What is needed
Return all lines with the word "matplotlib" in them.
┌────────
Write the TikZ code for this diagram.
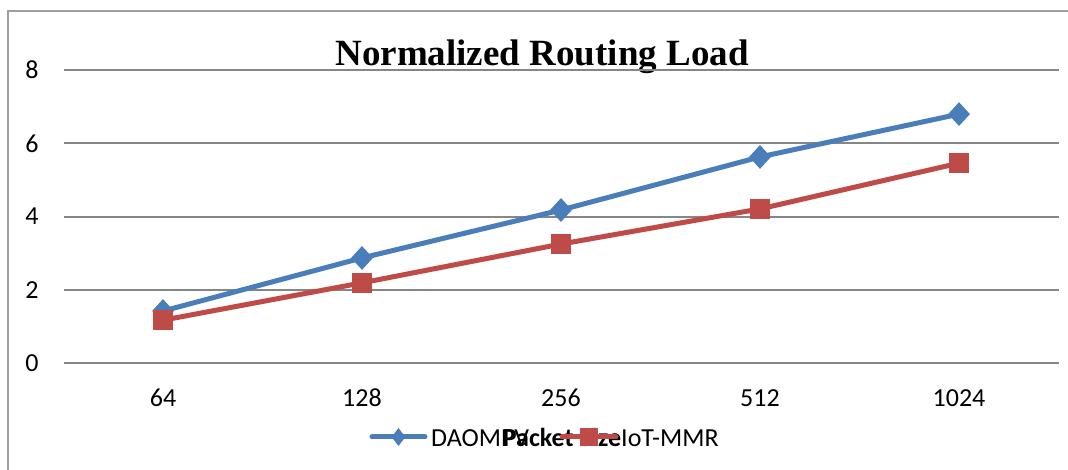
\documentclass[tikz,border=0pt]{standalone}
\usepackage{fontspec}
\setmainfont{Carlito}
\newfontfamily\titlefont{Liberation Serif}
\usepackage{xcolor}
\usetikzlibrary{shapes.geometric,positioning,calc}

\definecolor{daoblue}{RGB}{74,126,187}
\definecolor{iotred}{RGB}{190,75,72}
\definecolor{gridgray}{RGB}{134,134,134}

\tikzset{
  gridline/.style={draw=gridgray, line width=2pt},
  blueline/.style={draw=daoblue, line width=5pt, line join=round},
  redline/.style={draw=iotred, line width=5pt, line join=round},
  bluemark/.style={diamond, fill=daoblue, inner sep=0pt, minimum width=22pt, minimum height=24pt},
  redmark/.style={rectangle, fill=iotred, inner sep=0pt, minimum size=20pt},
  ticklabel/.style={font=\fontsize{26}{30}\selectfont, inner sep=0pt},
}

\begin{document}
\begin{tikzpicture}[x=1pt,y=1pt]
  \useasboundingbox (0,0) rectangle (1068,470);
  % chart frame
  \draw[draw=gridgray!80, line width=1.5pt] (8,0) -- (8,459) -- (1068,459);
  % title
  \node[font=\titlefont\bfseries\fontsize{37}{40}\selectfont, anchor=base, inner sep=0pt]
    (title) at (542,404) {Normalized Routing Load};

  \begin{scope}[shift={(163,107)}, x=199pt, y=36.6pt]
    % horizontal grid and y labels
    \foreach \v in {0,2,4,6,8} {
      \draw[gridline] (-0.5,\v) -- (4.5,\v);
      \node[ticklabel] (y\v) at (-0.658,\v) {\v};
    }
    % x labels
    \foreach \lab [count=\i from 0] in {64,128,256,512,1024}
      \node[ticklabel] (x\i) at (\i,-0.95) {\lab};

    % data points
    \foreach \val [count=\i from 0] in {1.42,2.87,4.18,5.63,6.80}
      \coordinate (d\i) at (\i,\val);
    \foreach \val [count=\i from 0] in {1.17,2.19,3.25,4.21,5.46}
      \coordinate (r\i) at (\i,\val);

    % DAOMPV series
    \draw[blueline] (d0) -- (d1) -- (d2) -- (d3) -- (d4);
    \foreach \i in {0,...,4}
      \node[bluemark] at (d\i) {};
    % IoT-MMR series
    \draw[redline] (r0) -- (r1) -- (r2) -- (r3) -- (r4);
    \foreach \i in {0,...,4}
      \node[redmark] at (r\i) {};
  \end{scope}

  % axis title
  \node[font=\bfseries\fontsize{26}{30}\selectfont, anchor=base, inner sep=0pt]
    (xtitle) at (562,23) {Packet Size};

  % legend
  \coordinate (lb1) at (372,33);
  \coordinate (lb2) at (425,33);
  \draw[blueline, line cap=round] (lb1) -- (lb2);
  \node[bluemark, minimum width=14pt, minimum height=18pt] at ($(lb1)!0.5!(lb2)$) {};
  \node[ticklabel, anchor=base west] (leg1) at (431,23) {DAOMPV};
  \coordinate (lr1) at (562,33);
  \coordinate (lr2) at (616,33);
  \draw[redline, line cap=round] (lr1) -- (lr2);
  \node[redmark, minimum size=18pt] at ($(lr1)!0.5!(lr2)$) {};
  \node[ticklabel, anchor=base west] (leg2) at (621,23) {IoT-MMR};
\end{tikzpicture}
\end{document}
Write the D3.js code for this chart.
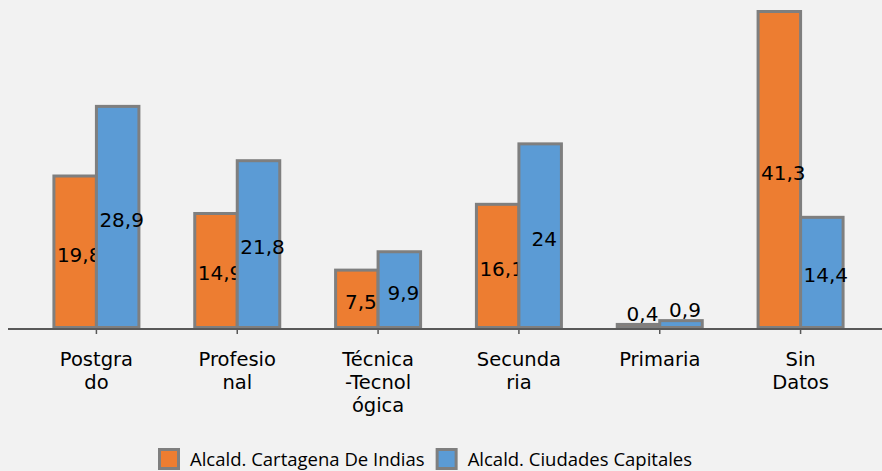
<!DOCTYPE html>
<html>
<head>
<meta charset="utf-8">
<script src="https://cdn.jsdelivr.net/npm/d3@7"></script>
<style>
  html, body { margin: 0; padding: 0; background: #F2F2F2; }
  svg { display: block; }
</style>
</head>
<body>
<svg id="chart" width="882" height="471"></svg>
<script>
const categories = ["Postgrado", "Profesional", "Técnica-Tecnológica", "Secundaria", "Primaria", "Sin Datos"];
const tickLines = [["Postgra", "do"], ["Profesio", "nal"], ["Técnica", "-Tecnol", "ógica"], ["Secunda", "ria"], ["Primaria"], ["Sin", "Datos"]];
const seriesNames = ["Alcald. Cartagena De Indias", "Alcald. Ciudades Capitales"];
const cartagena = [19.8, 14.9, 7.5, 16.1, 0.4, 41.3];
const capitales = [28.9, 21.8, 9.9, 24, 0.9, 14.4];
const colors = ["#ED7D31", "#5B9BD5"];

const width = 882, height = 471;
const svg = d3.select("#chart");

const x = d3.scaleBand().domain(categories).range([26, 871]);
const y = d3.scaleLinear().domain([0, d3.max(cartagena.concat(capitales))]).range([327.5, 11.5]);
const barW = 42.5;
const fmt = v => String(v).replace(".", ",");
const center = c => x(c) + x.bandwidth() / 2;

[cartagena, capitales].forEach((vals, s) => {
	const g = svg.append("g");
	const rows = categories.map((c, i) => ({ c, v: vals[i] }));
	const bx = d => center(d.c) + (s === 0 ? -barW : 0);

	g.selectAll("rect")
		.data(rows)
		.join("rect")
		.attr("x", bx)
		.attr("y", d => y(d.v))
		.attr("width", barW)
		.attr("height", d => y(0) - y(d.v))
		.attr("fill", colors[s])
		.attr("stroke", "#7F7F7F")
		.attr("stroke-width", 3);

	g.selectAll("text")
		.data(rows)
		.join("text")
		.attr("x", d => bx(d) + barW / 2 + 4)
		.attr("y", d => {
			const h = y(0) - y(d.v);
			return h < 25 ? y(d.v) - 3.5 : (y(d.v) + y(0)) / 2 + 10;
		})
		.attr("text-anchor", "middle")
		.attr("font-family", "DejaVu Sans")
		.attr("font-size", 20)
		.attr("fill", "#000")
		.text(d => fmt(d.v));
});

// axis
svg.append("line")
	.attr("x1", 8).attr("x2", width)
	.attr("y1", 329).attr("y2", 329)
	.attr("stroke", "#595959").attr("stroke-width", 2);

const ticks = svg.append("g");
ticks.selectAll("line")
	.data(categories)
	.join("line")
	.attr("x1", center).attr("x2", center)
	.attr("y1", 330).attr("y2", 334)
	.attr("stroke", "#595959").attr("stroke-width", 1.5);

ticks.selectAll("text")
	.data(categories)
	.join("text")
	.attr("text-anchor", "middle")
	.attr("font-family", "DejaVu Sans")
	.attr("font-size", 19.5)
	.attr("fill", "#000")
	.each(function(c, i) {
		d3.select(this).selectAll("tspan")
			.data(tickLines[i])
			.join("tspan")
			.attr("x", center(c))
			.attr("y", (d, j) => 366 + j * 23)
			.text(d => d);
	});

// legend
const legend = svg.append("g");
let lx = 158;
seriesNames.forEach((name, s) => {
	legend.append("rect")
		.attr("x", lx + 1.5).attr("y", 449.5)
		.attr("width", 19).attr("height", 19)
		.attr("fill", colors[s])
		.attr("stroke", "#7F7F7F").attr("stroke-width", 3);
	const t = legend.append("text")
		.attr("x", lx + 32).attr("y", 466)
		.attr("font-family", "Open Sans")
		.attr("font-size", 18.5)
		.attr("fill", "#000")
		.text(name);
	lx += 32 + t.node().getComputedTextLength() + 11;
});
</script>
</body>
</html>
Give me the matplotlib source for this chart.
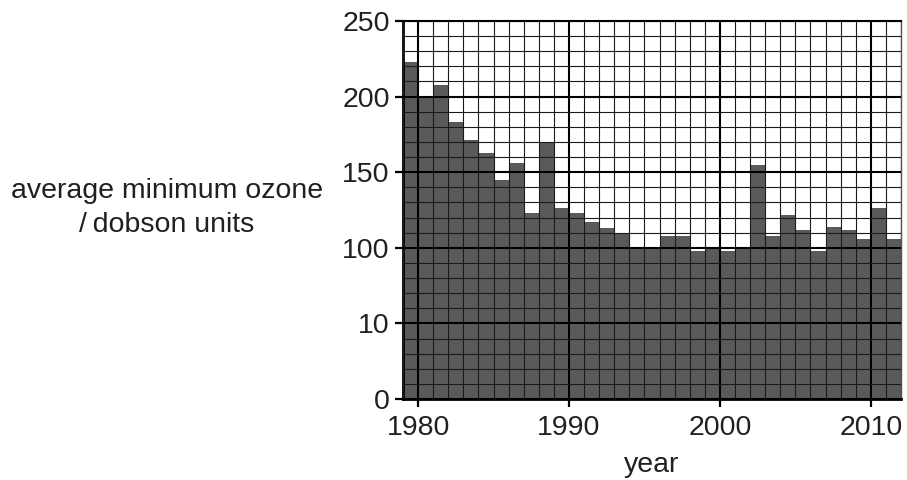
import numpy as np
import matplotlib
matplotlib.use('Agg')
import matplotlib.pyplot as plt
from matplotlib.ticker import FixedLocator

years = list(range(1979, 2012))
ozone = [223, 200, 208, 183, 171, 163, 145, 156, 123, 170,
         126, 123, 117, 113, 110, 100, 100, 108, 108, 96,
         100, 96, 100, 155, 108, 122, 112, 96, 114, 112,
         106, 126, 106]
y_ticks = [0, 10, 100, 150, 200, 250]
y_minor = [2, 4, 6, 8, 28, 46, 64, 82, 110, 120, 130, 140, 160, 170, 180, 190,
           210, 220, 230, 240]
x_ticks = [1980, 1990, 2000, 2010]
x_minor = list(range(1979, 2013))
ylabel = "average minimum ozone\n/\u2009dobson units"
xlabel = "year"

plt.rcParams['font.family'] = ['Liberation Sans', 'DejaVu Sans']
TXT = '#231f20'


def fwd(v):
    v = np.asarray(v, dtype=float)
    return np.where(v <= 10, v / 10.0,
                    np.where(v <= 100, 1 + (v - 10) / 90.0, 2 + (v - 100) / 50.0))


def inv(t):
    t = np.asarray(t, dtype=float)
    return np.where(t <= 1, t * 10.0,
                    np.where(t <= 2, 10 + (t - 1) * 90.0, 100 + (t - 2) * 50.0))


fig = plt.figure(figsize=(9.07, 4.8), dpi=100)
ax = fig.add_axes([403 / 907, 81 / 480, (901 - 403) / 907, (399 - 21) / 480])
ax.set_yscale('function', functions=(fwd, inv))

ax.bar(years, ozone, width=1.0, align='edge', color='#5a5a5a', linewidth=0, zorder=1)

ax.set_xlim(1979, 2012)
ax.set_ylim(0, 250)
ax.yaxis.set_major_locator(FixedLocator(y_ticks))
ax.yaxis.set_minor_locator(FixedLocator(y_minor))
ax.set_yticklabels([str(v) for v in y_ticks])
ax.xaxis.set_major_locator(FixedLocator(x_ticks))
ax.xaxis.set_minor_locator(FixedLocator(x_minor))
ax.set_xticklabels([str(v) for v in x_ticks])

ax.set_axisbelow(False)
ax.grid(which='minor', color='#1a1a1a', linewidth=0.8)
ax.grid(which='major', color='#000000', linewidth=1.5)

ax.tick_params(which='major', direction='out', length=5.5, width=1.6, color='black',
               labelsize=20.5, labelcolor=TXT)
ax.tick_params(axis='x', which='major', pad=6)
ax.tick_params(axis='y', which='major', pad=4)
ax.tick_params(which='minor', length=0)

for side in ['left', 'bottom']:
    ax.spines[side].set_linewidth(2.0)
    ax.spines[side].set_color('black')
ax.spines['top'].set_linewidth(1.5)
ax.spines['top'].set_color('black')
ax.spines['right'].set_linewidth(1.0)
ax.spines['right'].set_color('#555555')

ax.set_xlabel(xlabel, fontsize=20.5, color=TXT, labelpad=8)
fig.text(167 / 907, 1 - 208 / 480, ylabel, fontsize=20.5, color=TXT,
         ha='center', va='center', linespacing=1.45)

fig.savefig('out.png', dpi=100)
└────────
Exercise solution
Give me the matplotlib source for this chart.
import matplotlib
matplotlib.use('Agg')
import matplotlib.pyplot as plt
from matplotlib.ticker import FixedLocator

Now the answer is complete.